Although recent data suggests that the number of children born infected with HCV is on the rise, the number of reported cases is lower than expected
Sharon Reid, PhD
With estimates of about 3% of the worldwide population currently infected with hepatitis C (HCV), the focus is largely on high-risk populations such as intravenous (IV) drug users, where transmission rates are highest. Children are a sometimes forgotten population in the ongoing battle against HCV.
The primary source of HCV infection in children is vertical, or mother-to-child, transmission, which occurs in 5% to 10% of at-risk pregnancies. The majority of at-risk pregnant women with chronic HCV acquired the disease through IV drug use.
Although recent data suggests that the number of children born infected with HCV is on the rise, the number of reported cases is lower than expected. With inconsistent testing of children who are at the highest risk, it has become clear that there are children living with HCV infection that have gone undetected, which is a cause for concern since the majority of HCV-infected children experience persistent infection.
Sharon Reid, PhD, a physician at the Drug Health Services at Royal Prince Alfred Hospital and a lecturer in clinical epidemiology at the Sydney School of Public Health at Sydney Medical School in Australia, set out with colleagues to investigate HCV testing in at-risk pregnant women and their offspring.
“We aimed to investigate HCV testing patterns and health-care engagement for women with HCV in pregnancy and their children through pregnancy and the first 2 years of the child’s life,” researchers wrote.
The primary objective of the study was to estimate HCV testing rates in at-risk children.
The Impact of Vertically Acquired Hepatitis C (IVAHC) study took place at an inner-city tertiary hospital in Sydney, Australia. Women included in the study had to be at least 18 years old, pregnant, anti-HCV positive, and able to provide consent. The women and children included in the study were followed from pregnancy through the child’s second birthday.

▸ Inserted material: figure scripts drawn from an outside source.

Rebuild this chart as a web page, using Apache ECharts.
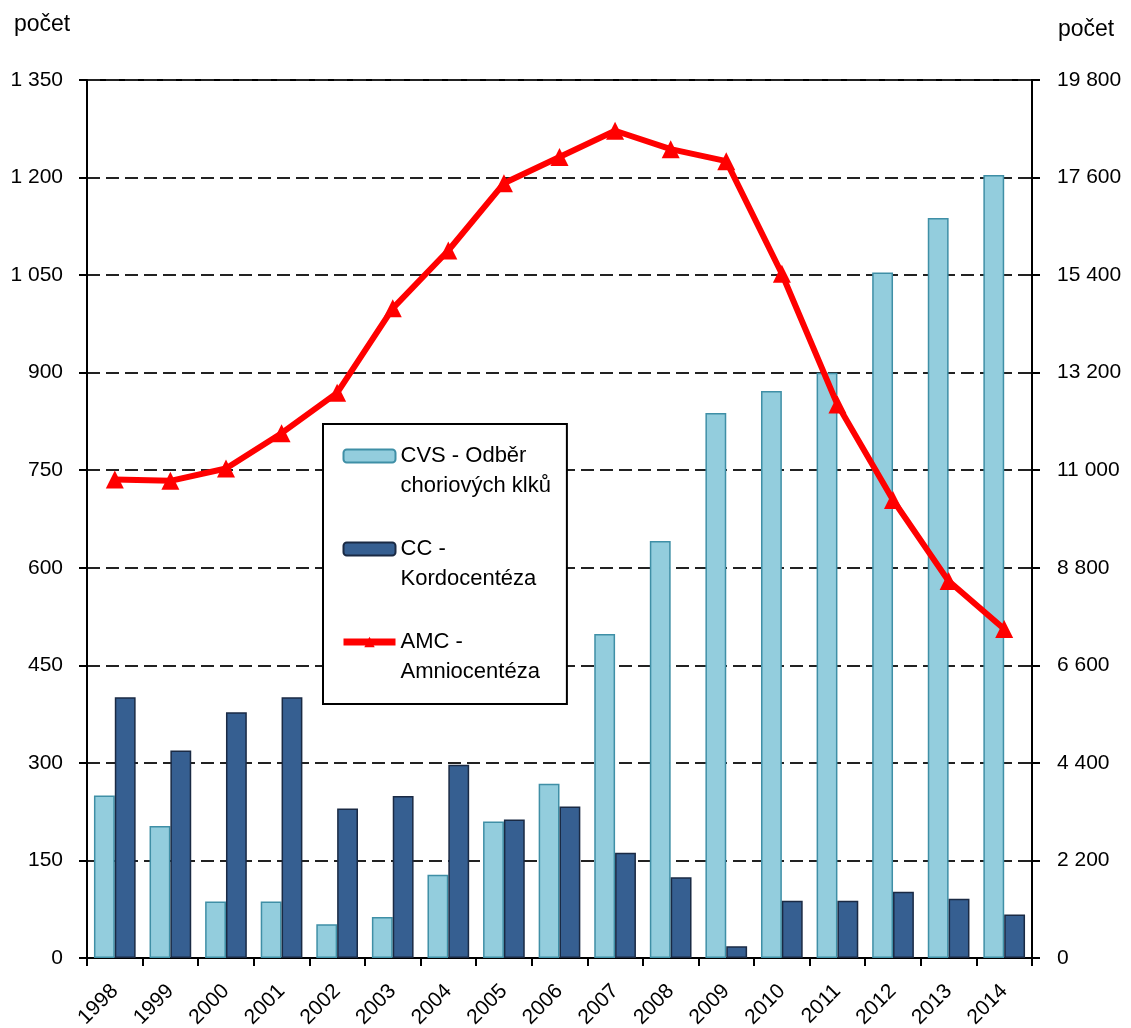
<!DOCTYPE html>
<html>
<head>
<meta charset="utf-8">
<script src="https://cdn.jsdelivr.net/npm/echarts@6/dist/echarts.min.js"></script>
<style>
html, body { margin: 0; padding: 0; background: #fff; }
#chart { width: 1131px; height: 1028px; }
</style>
</head>
<body>
<div id="chart"></div>
<script>
// data
var years = ['1998', '1999', '2000', '2001', '2002', '2003', '2004', '2005', '2006',
  '2007', '2008', '2009', '2010', '2011', '2012', '2013', '2014']
var cvsValues = [250, 203, 87, 87, 52, 63, 128, 210, 268, 498, 641, 838, 872, 900, 1054, 1138, 1204]
var ccValues = [401, 319, 378, 401, 230, 249, 297, 213, 233, 162, 124, 18, 88, 88, 102, 91, 67]
var amcValues = [10790, 10760, 11040, 11835, 12745, 14650, 15955, 17470, 18065,
  18655, 18240, 17970, 15430, 12480, 10330, 8500, 7420]
var leftAxis = { min: 0, max: 1350, interval: 150 }
var rightAxis = { min: 0, max: 19800, interval: 2200 }
var seriesNames = ['CVS - Odběr\nchoriových klků', 'CC -\nKordocentéza', 'AMC -\nAmniocentéza']
var axisTitle = 'počet'

var font = '"Liberation Sans", Arial, sans-serif'

function spaced(v) {
  return String(v).replace(/\B(?=(\d{3})+(?!\d))/g, ' ')
}

var chart = echarts.init(document.getElementById('chart'))

var axisLine = { show: true, lineStyle: { color: '#000', width: 2 } }
var axisTick = { show: true, length: 8, lineStyle: { color: '#000', width: 2 } }

var option = {
  animation: false,
  backgroundColor: '#fff',
  grid: {
    left: 87,
    right: 99,
    top: 80,
    bottom: 70,
    outerBoundsMode: 'none',
    show: true,
    borderColor: '#000',
    borderWidth: 2
  },
  graphic: [
    {
      type: 'text',
      left: 14,
      top: 13,
      style: { text: axisTitle, fontSize: 23, fontFamily: font, fill: '#000' }
    },
    {
      type: 'text',
      left: 1058,
      top: 18,
      style: { text: axisTitle, fontSize: 23, fontFamily: font, fill: '#000' }
    }
  ],
  legend: {
    orient: 'vertical',
    left: 323,
    top: 424,
    itemWidth: 52,
    itemHeight: 13,
    itemGap: 3,
    padding: [-13, 16, 17, 17],
    backgroundColor: '#fff',
    borderColor: '#000',
    borderWidth: 2,
    // blank first line keeps the icon level with the first line of text
    formatter: function (name) { return ' \n' + name },
    textStyle: {
      fontSize: 22,
      lineHeight: 30,
      fontFamily: font,
      color: '#000'
    },
    data: [
      { name: seriesNames[0] },
      { name: seriesNames[1] },
      { name: seriesNames[2], lineStyle: { width: 7 } }
    ]
  },
  xAxis: {
    type: 'category',
    data: years,
    axisLine: axisLine,
    axisTick: axisTick,
    axisLabel: {
      interval: 0,
      rotate: 45,
      margin: 30,
      fontSize: 21,
      fontFamily: font,
      color: '#000'
    },
    splitLine: { show: false }
  },
  yAxis: [
    {
      type: 'value',
      min: leftAxis.min,
      max: leftAxis.max,
      interval: leftAxis.interval,
      axisLine: axisLine,
      axisTick: axisTick,
      axisLabel: {
        margin: 24,
        fontSize: 21,
        fontFamily: font,
        color: '#000',
        formatter: spaced
      },
      splitLine: {
        show: true,
        lineStyle: { color: '#222', width: 2, type: [13, 6] }
      }
    },
    {
      type: 'value',
      position: 'right',
      min: rightAxis.min,
      max: rightAxis.max,
      interval: rightAxis.interval,
      axisLine: axisLine,
      axisTick: axisTick,
      axisLabel: {
        margin: 25,
        fontSize: 21,
        fontFamily: font,
        color: '#000',
        formatter: spaced
      },
      splitLine: { show: false }
    }
  ],
  series: [
    {
      name: seriesNames[0],
      type: 'bar',
      data: cvsValues,
      barGap: '0%',
      barCategoryGap: '25%',
      itemStyle: { color: '#93CDDD', borderColor: '#3F8FA6', borderWidth: 1.5 }
    },
    {
      name: seriesNames[1],
      type: 'bar',
      data: ccValues,
      itemStyle: { color: '#365F91', borderColor: '#1A2A44', borderWidth: 1.5 }
    },
    {
      name: seriesNames[2],
      type: 'line',
      yAxisIndex: 1,
      data: amcValues,
      z: 5,
      symbol: 'triangle',
      symbolSize: 18,
      lineStyle: { color: '#FF0000', width: 6 },
      itemStyle: { color: '#FF0000' }
    }
  ]
}

chart.setOption(option)
</script>
</body>
</html>
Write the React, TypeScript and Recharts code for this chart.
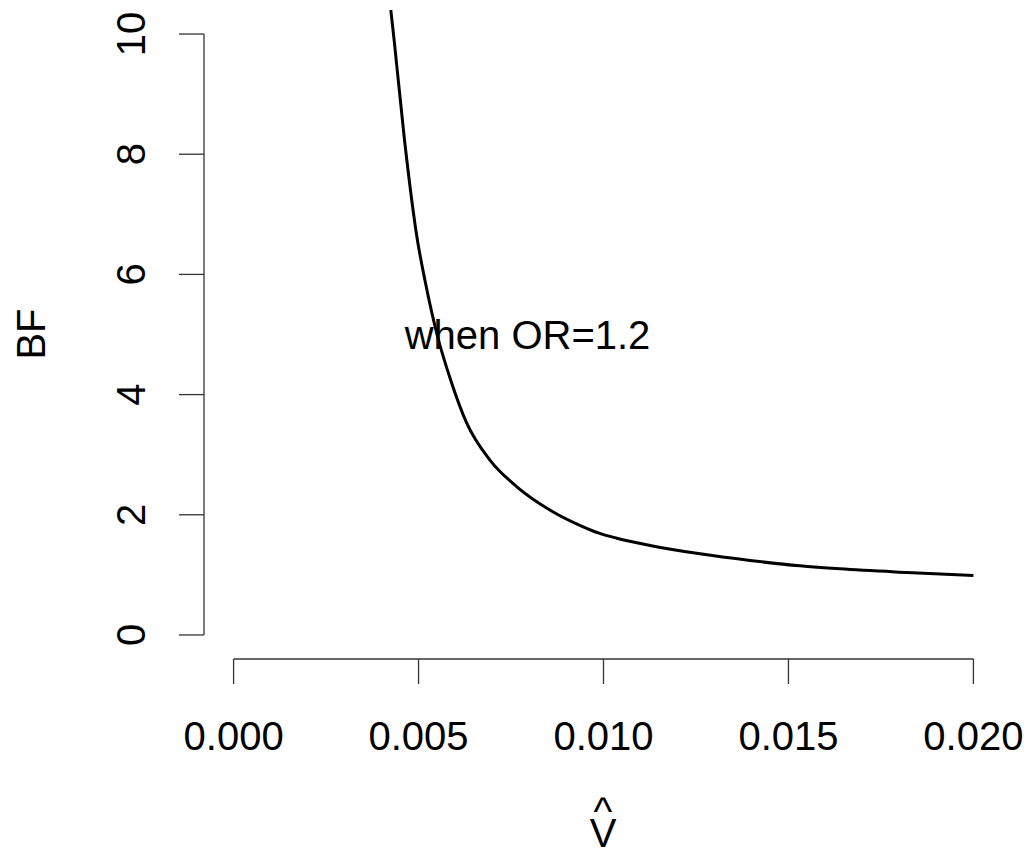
import { LineChart, Line, XAxis, YAxis, ReferenceLine, ReferenceDot } from "recharts";

// values
const vHat = [
    0.00425, 0.00434, 0.00462, 0.00497, 0.00517, 0.0055, 0.00587, 0.0063, 0.00693,
    0.00765, 0.00855, 0.00945, 0.0099, 0.01036, 0.01126, 0.01261, 0.01396, 0.01531,
    0.01639, 0.0182, 0.02,
];
const bf = [
    10.4, 9.9, 8.24, 6.57, 5.91, 5.0, 4.24, 3.53, 2.91,
    2.47, 2.08, 1.8, 1.69, 1.61, 1.49, 1.35, 1.24, 1.15,
    1.1, 1.04, 0.99,
];
const xTicks = [0, 0.005, 0.01, 0.015, 0.02];
const yTicks = [0, 2, 4, 6, 8, 10];
const annotation = "when OR=1.2";

const data = vHat.map((v, i) => ({ v, bf: bf[i] }));

const FONT = "'Liberation Sans', Arial, sans-serif";
const AXIS = "#333";

const XTick = ({ x, y, payload }: any) => (
    <text x={x} y={y + 66} textAnchor="middle" fontSize={40} fontFamily={FONT} fill="#000">
        {payload.value.toFixed(3)}
    </text>
);

const YTick = ({ x, y, payload }: any) => (
    <text
        x={x - 34}
        y={y}
        transform={`rotate(-90, ${x - 34}, ${y})`}
        textAnchor="middle"
        fontSize={40}
        fontFamily={FONT}
        fill="#000"
    >
        {payload.value}
    </text>
);

export default function App() {
    return (
        <div style={{ position: "absolute", left: 0, top: 0, background: "#fff" }}>
            <LineChart
                width={1029}
                height={852}
                data={data}
                margin={{ top: 10, right: 26, bottom: 93, left: 104 }}
            >
                <XAxis
                    dataKey="v"
                    type="number"
                    domain={[-0.0008, 0.0208]}
                    ticks={xTicks}
                    allowDataOverflow
                    height={100}
                    axisLine={false}
                    tickSize={25}
                    tickMargin={0}
                    tickLine={{ stroke: AXIS, strokeWidth: 1.3 }}
                    tick={<XTick />}
                    interval={0}
                />
                <YAxis
                    dataKey="bf"
                    type="number"
                    domain={[-0.4, 10.4]}
                    ticks={yTicks}
                    allowDataOverflow
                    width={100}
                    axisLine={false}
                    tickSize={25}
                    tickMargin={0}
                    tickLine={{ stroke: AXIS, strokeWidth: 1.3 }}
                    tick={<YTick />}
                    interval={0}
                />
                <ReferenceLine
                    segment={[{ x: 0, y: -0.4 }, { x: 0.02, y: -0.4 }]}
                    stroke={AXIS}
                    strokeWidth={1.3}
                    ifOverflow="visible"
                />
                <ReferenceLine
                    segment={[{ x: -0.0008, y: 0 }, { x: -0.0008, y: 10 }]}
                    stroke={AXIS}
                    strokeWidth={1.3}
                    ifOverflow="visible"
                />
                <Line
                    dataKey="bf"
                    type="monotone"
                    stroke="#000"
                    strokeWidth={3}
                    dot={false}
                    isAnimationActive={false}
                />
                <ReferenceDot
                    x={0.008}
                    y={5}
                    r={0}
                    fill="none"
                    stroke="none"
                    ifOverflow="visible"
                    label={{
                        content: ({ viewBox }: any) => (
                            <text
                                x={viewBox.x + viewBox.width / 2 - 2}
                                y={viewBox.y + viewBox.height / 2 + 14}
                                textAnchor="middle"
                                fontSize={40}
                                fontFamily={FONT}
                                fill="#000"
                            >
                                {annotation}
                            </text>
                        ),
                    }}
                />
            </LineChart>
            {/* axis titles */}
            <svg
                width={1029}
                height={852}
                style={{ position: "absolute", left: 0, top: 0, pointerEvents: "none" }}
            >
                <text
                    x={45}
                    y={334}
                    transform="rotate(-90, 45, 334)"
                    textAnchor="middle"
                    fontSize={40}
                    fontFamily={FONT}
                    fill="#000"
                >
                    BF
                </text>
                <text x={603} y={825} textAnchor="middle" fontSize={40} fontFamily={FONT} fill="#000">
                    ^
                </text>
                <text x={603} y={847} textAnchor="middle" fontSize={40} fontFamily={FONT} fill="#000">
                    V
                </text>
            </svg>
        </div>
    );
}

Questionnaire data collected from the women included in the study (29) revealed extensive drug use. Of these women, 90% reported smoking tobacco; 85% reported alcohol, cannabis, or heroin use; 65% reported methamphetamine and benzodiazepine use; and 55% reported cocaine use. Data also showed that more than half of women reported sharing needles or syringes, while the vast majority (83%) reported sharing other injecting equipment.
None of the children in the study (31) were identified as having vertically acquired HCV. Half of the children in the study had incomplete HCV testing, while only 3 children in the study (10%) had complete HCV testing. One of the biggest barriers to both HCV testing as well as follow-up was that 13 of the children in the study (nearly half) were placed in out-of-home-care (OOHC) shortly after birth.
Other limitations of the study included small sample size and incomplete outcome data due to study participants being lost to follow-up.
“Despite its limitations, this study suggests further work is needed to develop systematic and cross-institutional approaches to improving follow-up and testing of at-risk children, particularly those placed in OOHC,” researchers concluded.
The study, “Vertical transmission of hepatitis C: Testing and health-care engagement,” was published online in the Journal of Paediatrics and Child Health this month.